An Sprache beteiligtes Gen fördert Verzweigung von Nervenzellen

Max-Planck-Forscher entschlüsseln Funktion von Foxp2

31. August 2011

Welche genetischen Veränderungen ermöglichten die Entwicklung von Sprache? Mit dem Ergebnis ihrer neuen Studie sind Sonja C. Vernes vom Wellcome Trust Centre for Human Genetics der Universität Oxford and Simon E. Fisher vom Max-Planck-Institut für Psycholinguistik der Antwort auf eine der spannendsten Fragen in der Erforschung der menschlichen Evolution ein Stück näher gekommen. Wie sie in PLoS Genetics berichten, spielt das Gen Forkhead-Box P2 (Foxp2) bei der Vernetzung von Neuronen im Rahmen der Entwicklung des Gehirns eine wichtige Rolle.

Dass der Mensch Worte und Sätze bilden kann, verdankt er komplexen Netzwerken aus Nervenzellen in seinem Gehirn, die Worte mit Bedeutungen verknüpfen und Mund, Zunge und Kehlkopf bei der Lautbildung steuern. Das Gen Foxp2 spielt für die korrekte Ausbildung und Funktion dieser Schaltkreise eine wichtige Rolle. Es enthält den Bauplan für ein Protein, das als Transkriptionsfaktor die Ableserate anderer Gene reguliert und somit beeinflusst, welche Proteine die Zelle produziert. Nur wie sich dieser Vorgang im Detail abspielt, war bislang unklar.

Eine Familie im Osten Londons, in der auffällig viele Mitglieder den gleichen Sprachdefekt aufwiesen, hatte vor gut zehn Jahren die Forscher auf seine Spur gebracht. Die Betroffenen - allesamt Abkömmlinge derselben Großmutter - konnten nur mühsam Mund- und Zungenbewegungen kontrollieren und sich entsprechend schlecht mitteilen. Auch mangelte es ihnen am grammatikalischen Verständnis. Wie Fisher und seine Kolleginnen und Kollegen damals herausfanden, ist eine Mutation eines Erbfaktors auf dem Chromosom 7 für diese Störung verantwortlich. Diese Entdeckung war der Anfang einer Dekade intensiver Forschungen an diesem Genabschnitt und entsprechenden Versionen im Erbgut anderer Arten.

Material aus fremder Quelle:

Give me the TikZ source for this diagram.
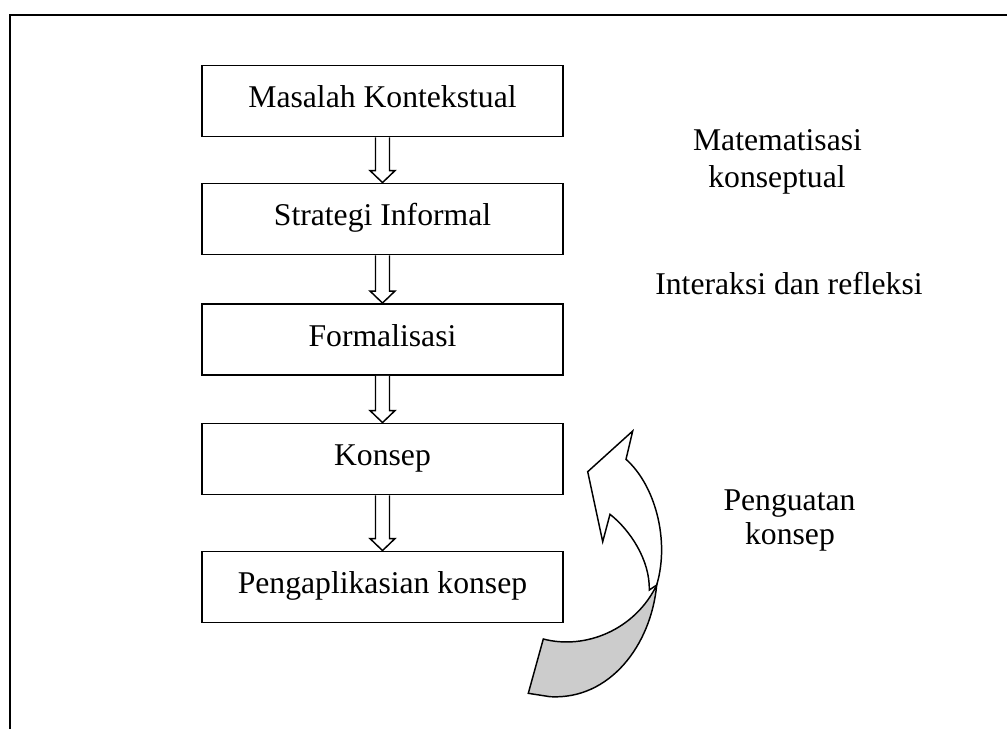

Zum Beispiel konnte dabei gezeigt werden, dass junge Singvögel mit "stummgeschaltetem" Foxp2, die Gesänge älterer Artgenossen nicht exakt wiedergeben können.

Mit ihrer aktuellen Studie gelang es der Gruppe um Fisher und Vernes jetzt erstmals zu zeigen, wie der Transkriptionsfaktor Foxp2 genau funktioniert. Im Rahmen eines Massenscreenings von embryonalem Hirngewebe von Mäusen hatten sie zunächst in einem ersten Schritt die genetischen Programme untersucht, die Foxp2 nachgeschaltet sind und danach deren Wirkung auf Neuronen analysiert. Dabei fanden sie nicht nur heraus, dass unterschiedliche Konzentrationen des Gens die Länge und Verästelung und somit die Vernetzung der Neuronen im embryonalen Gehirn beeinflussen, sie entdeckten beim Aufschlüsseln seiner Pfade zugleich eine ganze Reihe von Genen, die von ihm reguliert werden. "Interessanterweise war ein Großteil dieser Genziele als wichtige Faktoren für die Verbindungen des Zentralnervensystems bekannt", sagt Fisher.

Mit der Entdeckung der verschiedenen genetischen Mitspieler haben Fisher und Vernes spannende Anhaltspunkte für ganz neue Ansatzpunkte für die funktionelle Genanalyse von Menschen mit Sprachbehinderungen geliefert. Beruhigend klingt auch die Feststellung der Forscher, dass der genetische Entwicklungshelfer auf Chromosom 7 offenbar nicht nur in jüngsten Jahren funktioniert, sondern auch im erwachsenen Gehirnen für Plastizität zwischen den Neuronen sorgt.